→ **Given exercise**: In this exercise, the entries below include pictures. Repeat exactly the lines from the line with "Emit a web page" to the line with "const cor = corrX.map((v,i)=>[v,corrY[i]]);", including both, but without the pictures.

→ **Stored data**:
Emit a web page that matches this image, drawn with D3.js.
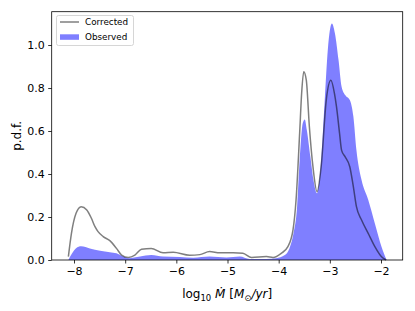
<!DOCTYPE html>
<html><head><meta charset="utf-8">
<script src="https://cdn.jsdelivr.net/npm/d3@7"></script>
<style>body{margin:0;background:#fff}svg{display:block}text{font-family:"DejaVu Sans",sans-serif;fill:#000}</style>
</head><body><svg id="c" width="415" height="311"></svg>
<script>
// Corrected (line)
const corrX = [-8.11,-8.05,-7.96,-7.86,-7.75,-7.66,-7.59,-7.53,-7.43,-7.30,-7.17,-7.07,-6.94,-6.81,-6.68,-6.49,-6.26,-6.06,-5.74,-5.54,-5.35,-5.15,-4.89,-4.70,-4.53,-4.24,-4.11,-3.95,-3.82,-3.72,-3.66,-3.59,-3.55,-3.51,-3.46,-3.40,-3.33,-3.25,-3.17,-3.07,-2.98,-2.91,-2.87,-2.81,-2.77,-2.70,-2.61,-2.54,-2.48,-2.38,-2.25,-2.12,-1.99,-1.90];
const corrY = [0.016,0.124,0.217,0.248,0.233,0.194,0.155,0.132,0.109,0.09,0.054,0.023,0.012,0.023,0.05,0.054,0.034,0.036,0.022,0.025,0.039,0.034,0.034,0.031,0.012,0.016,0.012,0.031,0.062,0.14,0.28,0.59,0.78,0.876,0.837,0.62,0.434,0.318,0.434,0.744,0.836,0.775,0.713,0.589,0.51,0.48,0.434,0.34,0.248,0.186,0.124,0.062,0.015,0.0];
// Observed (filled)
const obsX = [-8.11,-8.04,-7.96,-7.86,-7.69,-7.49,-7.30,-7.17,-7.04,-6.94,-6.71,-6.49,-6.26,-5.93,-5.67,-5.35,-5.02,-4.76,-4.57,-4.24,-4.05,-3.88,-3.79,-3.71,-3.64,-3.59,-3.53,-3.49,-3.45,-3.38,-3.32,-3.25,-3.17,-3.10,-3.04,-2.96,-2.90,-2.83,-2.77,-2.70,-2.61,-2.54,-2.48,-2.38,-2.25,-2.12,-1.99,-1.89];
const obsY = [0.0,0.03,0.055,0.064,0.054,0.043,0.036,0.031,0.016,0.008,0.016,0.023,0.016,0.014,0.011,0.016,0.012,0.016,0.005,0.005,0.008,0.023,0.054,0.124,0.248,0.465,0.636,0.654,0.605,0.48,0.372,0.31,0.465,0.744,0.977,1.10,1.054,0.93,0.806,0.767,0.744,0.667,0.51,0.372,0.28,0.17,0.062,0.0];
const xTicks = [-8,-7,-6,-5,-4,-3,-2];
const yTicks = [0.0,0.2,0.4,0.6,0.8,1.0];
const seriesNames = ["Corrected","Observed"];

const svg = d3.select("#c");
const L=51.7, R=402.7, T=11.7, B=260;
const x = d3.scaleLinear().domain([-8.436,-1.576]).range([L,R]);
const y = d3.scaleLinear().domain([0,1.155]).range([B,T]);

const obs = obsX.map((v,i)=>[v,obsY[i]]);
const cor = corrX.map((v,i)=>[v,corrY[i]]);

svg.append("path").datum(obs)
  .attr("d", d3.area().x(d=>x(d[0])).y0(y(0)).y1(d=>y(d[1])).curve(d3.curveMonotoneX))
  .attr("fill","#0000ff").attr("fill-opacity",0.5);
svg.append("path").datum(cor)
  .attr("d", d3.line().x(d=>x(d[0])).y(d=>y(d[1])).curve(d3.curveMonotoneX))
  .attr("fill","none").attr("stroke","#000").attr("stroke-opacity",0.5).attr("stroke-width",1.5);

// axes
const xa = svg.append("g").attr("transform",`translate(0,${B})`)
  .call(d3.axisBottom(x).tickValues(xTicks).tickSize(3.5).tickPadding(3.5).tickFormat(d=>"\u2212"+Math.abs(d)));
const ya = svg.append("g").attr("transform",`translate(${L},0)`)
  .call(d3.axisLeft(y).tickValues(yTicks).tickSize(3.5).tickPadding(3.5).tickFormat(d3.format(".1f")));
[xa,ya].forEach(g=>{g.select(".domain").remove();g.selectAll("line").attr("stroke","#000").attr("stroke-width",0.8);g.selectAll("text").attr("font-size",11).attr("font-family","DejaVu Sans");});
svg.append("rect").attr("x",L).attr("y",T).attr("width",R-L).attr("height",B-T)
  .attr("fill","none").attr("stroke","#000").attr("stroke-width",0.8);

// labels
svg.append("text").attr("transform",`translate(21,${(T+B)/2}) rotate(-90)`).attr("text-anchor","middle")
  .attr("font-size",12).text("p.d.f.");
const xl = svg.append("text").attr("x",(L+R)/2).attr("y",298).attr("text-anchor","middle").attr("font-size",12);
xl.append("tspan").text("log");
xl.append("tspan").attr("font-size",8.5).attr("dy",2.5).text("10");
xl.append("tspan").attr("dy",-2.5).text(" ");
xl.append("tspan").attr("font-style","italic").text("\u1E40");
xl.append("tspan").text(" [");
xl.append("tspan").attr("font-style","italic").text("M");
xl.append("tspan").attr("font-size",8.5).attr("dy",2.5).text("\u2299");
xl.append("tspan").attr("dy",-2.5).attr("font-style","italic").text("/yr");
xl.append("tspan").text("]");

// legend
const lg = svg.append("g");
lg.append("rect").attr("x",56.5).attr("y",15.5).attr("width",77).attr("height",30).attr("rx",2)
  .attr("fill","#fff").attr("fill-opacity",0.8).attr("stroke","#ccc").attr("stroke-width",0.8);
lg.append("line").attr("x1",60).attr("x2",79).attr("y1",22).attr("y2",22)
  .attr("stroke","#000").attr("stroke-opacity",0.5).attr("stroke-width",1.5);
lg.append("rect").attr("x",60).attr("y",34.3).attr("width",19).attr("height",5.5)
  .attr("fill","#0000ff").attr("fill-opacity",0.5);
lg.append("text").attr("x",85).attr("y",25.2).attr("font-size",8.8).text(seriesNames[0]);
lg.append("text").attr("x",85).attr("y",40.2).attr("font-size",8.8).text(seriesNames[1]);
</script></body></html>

--

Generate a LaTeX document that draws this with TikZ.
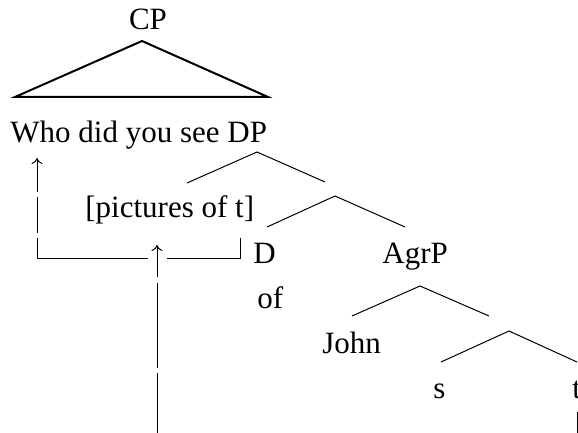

→ **Output of the task**:
Emit a web page that matches this image, drawn with D3.js.
<!DOCTYPE html>
<html><head><meta charset="utf-8">
<script src="https://cdn.jsdelivr.net/npm/d3@7"></script>
<style>body{margin:0;background:#fff}svg{display:block}text{font-family:"DejaVu Sans",sans-serif;fill:#000}</style>
</head><body><svg id="c" width="415" height="311"></svg>
<script>
// Corrected (line)
const corrX = [-8.11,-8.05,-7.96,-7.86,-7.75,-7.66,-7.59,-7.53,-7.43,-7.30,-7.17,-7.07,-6.94,-6.81,-6.68,-6.49,-6.26,-6.06,-5.74,-5.54,-5.35,-5.15,-4.89,-4.70,-4.53,-4.24,-4.11,-3.95,-3.82,-3.72,-3.66,-3.59,-3.55,-3.51,-3.46,-3.40,-3.33,-3.25,-3.17,-3.07,-2.98,-2.91,-2.87,-2.81,-2.77,-2.70,-2.61,-2.54,-2.48,-2.38,-2.25,-2.12,-1.99,-1.90];
const corrY = [0.016,0.124,0.217,0.248,0.233,0.194,0.155,0.132,0.109,0.09,0.054,0.023,0.012,0.023,0.05,0.054,0.034,0.036,0.022,0.025,0.039,0.034,0.034,0.031,0.012,0.016,0.012,0.031,0.062,0.14,0.28,0.59,0.78,0.876,0.837,0.62,0.434,0.318,0.434,0.744,0.836,0.775,0.713,0.589,0.51,0.48,0.434,0.34,0.248,0.186,0.124,0.062,0.015,0.0];
// Observed (filled)
const obsX = [-8.11,-8.04,-7.96,-7.86,-7.69,-7.49,-7.30,-7.17,-7.04,-6.94,-6.71,-6.49,-6.26,-5.93,-5.67,-5.35,-5.02,-4.76,-4.57,-4.24,-4.05,-3.88,-3.79,-3.71,-3.64,-3.59,-3.53,-3.49,-3.45,-3.38,-3.32,-3.25,-3.17,-3.10,-3.04,-2.96,-2.90,-2.83,-2.77,-2.70,-2.61,-2.54,-2.48,-2.38,-2.25,-2.12,-1.99,-1.89];
const obsY = [0.0,0.03,0.055,0.064,0.054,0.043,0.036,0.031,0.016,0.008,0.016,0.023,0.016,0.014,0.011,0.016,0.012,0.016,0.005,0.005,0.008,0.023,0.054,0.124,0.248,0.465,0.636,0.654,0.605,0.48,0.372,0.31,0.465,0.744,0.977,1.10,1.054,0.93,0.806,0.767,0.744,0.667,0.51,0.372,0.28,0.17,0.062,0.0];
const xTicks = [-8,-7,-6,-5,-4,-3,-2];
const yTicks = [0.0,0.2,0.4,0.6,0.8,1.0];
const seriesNames = ["Corrected","Observed"];

const svg = d3.select("#c");
const L=51.7, R=402.7, T=11.7, B=260;
const x = d3.scaleLinear().domain([-8.436,-1.576]).range([L,R]);
const y = d3.scaleLinear().domain([0,1.155]).range([B,T]);

const obs = obsX.map((v,i)=>[v,obsY[i]]);
const cor = corrX.map((v,i)=>[v,corrY[i]]);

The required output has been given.